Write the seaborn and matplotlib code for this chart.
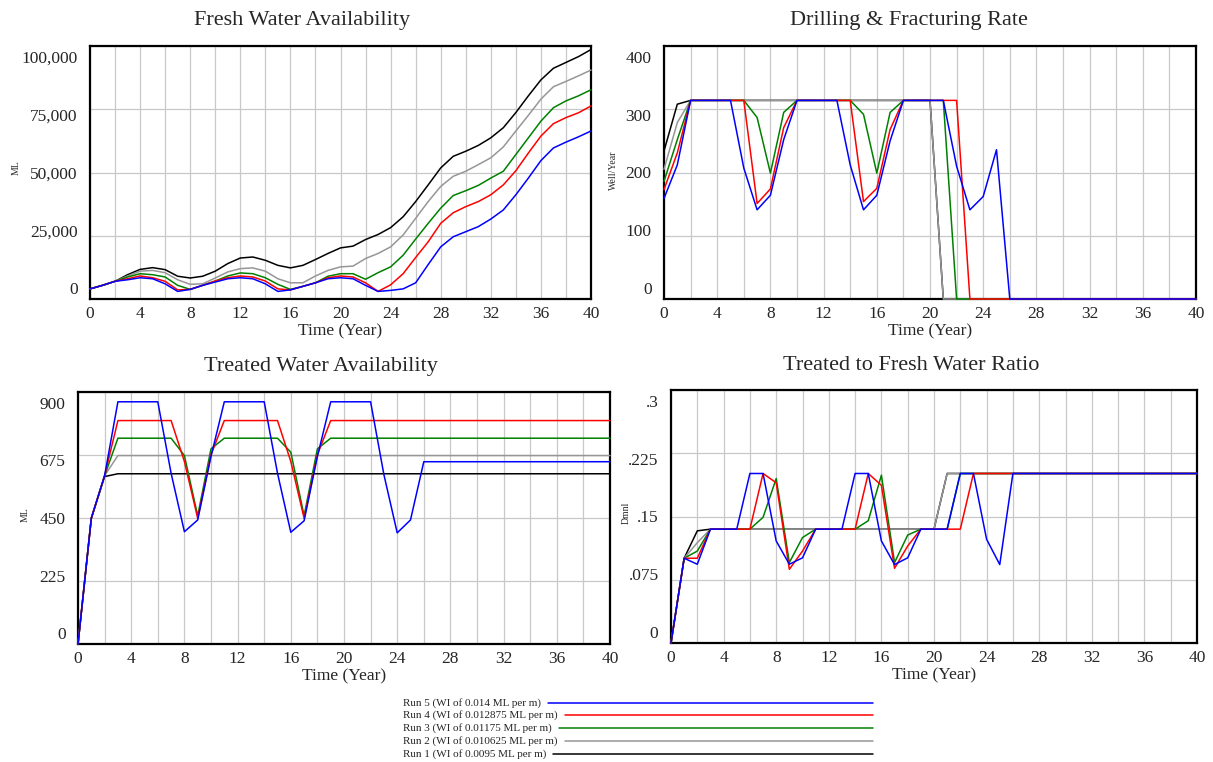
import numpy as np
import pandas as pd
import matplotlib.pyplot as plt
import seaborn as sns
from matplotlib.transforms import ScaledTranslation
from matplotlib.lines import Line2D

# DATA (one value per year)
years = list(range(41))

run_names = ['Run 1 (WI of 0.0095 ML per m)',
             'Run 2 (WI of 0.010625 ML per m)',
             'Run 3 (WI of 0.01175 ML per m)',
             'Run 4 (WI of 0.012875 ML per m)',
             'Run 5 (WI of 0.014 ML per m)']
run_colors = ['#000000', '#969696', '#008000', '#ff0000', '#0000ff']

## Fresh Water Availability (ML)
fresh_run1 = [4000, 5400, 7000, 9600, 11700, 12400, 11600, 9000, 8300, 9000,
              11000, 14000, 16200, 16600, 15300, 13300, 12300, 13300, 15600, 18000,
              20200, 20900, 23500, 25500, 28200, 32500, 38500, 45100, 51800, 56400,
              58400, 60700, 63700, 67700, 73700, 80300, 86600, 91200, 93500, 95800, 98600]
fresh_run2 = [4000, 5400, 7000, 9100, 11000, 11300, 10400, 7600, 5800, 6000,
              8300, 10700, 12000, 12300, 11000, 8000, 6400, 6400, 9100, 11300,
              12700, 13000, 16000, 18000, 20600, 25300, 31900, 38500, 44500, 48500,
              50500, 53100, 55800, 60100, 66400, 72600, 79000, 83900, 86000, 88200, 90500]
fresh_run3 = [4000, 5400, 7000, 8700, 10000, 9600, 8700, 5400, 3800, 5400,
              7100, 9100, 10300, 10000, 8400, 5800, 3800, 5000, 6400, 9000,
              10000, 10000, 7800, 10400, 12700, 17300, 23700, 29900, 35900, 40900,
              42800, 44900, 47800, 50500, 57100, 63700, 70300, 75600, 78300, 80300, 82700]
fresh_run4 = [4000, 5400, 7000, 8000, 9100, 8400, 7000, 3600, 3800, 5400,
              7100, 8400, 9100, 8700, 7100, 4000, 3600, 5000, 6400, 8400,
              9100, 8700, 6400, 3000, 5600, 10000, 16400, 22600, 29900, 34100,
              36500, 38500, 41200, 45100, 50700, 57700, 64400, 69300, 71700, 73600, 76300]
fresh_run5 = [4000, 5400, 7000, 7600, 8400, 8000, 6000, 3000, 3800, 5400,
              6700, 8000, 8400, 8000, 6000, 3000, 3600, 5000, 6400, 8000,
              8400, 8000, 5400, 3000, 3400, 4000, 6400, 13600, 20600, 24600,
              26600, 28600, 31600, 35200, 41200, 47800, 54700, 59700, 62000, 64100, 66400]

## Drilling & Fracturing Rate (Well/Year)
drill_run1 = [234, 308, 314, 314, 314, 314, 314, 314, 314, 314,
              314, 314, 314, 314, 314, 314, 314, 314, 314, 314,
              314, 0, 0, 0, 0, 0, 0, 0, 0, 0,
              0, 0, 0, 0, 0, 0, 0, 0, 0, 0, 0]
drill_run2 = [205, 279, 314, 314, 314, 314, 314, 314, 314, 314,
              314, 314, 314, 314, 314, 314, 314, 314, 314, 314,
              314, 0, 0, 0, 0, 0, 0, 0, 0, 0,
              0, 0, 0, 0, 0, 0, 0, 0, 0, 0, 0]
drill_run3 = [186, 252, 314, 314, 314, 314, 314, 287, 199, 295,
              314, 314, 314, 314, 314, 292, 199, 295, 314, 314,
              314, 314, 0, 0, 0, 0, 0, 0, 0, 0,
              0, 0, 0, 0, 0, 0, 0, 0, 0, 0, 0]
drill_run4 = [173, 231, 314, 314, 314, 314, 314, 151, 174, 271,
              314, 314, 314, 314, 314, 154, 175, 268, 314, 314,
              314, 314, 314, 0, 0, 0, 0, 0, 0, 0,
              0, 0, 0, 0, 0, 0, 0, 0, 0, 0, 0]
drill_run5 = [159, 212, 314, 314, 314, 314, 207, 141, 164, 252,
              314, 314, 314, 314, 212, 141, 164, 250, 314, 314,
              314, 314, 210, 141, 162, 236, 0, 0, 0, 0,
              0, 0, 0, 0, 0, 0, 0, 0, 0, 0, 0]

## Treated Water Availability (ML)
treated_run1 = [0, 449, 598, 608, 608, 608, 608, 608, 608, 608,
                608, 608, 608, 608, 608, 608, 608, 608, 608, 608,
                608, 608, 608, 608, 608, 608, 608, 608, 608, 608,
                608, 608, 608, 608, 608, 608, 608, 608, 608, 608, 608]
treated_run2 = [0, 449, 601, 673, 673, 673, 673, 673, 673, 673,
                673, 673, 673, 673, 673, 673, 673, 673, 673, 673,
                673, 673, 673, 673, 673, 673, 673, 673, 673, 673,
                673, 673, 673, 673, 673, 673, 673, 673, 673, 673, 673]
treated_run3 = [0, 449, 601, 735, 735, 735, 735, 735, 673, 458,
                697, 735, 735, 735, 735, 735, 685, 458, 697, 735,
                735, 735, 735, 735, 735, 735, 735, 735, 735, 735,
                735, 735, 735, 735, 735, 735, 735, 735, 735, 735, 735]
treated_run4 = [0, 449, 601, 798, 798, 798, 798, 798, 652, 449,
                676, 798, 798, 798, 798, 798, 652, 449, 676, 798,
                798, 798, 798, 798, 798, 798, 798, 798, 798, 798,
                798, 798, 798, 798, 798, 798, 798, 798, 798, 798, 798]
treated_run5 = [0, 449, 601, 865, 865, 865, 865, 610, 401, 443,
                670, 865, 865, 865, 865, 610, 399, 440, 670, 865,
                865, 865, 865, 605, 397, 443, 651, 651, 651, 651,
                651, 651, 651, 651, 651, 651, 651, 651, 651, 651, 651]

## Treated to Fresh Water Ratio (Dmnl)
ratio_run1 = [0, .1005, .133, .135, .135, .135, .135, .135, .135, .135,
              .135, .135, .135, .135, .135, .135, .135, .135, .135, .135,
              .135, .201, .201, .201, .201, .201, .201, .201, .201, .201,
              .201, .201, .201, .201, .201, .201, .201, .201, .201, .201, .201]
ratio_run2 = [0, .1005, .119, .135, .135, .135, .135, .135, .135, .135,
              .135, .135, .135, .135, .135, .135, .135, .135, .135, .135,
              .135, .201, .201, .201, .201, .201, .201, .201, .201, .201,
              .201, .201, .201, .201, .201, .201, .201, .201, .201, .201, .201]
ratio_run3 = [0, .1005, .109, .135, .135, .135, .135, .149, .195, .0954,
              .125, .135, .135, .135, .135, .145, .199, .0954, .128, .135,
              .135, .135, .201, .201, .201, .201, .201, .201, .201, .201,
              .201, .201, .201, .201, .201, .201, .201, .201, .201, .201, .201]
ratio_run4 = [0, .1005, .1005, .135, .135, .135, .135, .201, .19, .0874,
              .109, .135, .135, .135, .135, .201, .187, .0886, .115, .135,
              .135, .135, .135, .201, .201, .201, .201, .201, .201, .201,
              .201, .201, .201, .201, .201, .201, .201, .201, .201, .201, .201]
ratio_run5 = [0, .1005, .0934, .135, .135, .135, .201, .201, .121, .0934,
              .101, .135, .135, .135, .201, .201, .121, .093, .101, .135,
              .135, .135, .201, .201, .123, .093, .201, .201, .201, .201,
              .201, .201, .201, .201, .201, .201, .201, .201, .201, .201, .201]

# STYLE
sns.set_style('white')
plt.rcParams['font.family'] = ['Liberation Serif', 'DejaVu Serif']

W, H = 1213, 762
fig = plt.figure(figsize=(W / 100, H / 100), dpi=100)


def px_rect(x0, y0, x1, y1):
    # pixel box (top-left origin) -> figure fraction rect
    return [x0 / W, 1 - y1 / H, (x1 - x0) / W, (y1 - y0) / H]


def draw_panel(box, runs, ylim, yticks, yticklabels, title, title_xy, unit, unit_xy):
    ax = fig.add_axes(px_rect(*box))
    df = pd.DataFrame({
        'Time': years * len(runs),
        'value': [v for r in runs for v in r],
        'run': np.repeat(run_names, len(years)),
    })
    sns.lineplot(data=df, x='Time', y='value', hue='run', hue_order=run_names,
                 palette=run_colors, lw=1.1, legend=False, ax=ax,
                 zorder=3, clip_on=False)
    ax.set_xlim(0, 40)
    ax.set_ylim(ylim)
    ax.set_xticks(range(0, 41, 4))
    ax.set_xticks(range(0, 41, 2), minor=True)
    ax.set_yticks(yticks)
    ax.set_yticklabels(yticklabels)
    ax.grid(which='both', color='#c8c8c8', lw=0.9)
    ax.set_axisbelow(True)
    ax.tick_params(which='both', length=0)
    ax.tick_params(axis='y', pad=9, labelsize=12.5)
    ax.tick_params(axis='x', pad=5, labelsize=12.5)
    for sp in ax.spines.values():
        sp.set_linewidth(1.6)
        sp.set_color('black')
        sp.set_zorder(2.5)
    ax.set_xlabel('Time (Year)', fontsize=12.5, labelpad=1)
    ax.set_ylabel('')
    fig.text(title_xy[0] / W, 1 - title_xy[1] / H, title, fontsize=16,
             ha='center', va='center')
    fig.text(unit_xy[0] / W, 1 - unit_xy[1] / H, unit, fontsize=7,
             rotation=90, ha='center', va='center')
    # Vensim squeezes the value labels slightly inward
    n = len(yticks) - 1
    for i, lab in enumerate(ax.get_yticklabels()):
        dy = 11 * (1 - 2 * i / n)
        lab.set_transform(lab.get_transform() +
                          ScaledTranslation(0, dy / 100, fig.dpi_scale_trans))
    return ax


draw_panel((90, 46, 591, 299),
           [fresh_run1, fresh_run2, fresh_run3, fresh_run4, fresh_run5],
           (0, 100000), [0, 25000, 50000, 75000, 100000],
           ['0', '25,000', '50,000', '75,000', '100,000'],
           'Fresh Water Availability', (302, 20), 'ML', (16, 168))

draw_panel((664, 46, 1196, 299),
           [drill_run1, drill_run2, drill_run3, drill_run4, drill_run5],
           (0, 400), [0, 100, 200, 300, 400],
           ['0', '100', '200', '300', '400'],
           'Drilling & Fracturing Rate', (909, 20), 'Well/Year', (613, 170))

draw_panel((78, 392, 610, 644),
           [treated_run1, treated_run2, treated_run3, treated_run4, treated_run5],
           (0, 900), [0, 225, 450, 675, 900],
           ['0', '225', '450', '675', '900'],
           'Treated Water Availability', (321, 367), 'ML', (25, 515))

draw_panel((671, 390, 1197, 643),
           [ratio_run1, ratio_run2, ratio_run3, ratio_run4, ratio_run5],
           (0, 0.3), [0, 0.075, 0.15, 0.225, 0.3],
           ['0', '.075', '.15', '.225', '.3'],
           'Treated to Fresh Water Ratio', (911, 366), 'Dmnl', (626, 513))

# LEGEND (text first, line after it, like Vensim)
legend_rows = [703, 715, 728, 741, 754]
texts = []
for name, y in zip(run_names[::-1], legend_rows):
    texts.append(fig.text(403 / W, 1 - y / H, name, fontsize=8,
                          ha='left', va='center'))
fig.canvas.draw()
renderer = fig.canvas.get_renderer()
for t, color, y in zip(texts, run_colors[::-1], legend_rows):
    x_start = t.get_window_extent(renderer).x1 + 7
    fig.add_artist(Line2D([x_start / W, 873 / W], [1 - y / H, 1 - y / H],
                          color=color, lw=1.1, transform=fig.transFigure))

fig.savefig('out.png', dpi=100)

◆ STATED TASK
Each line from the top of the material through the line containing "['#000000', '#969696', '#008000', '#ff0000', '#0000ff']" should be reproduced exactly; please drop any images.

◆ RESPONSE TO THE TASK
Write the seaborn and matplotlib code for this chart.
import numpy as np
import pandas as pd
import matplotlib.pyplot as plt
import seaborn as sns
from matplotlib.transforms import ScaledTranslation
from matplotlib.lines import Line2D

# DATA (one value per year)
years = list(range(41))

run_names = ['Run 1 (WI of 0.0095 ML per m)',
             'Run 2 (WI of 0.010625 ML per m)',
             'Run 3 (WI of 0.01175 ML per m)',
             'Run 4 (WI of 0.012875 ML per m)',
             'Run 5 (WI of 0.014 ML per m)']
run_colors = ['#000000', '#969696', '#008000', '#ff0000', '#0000ff']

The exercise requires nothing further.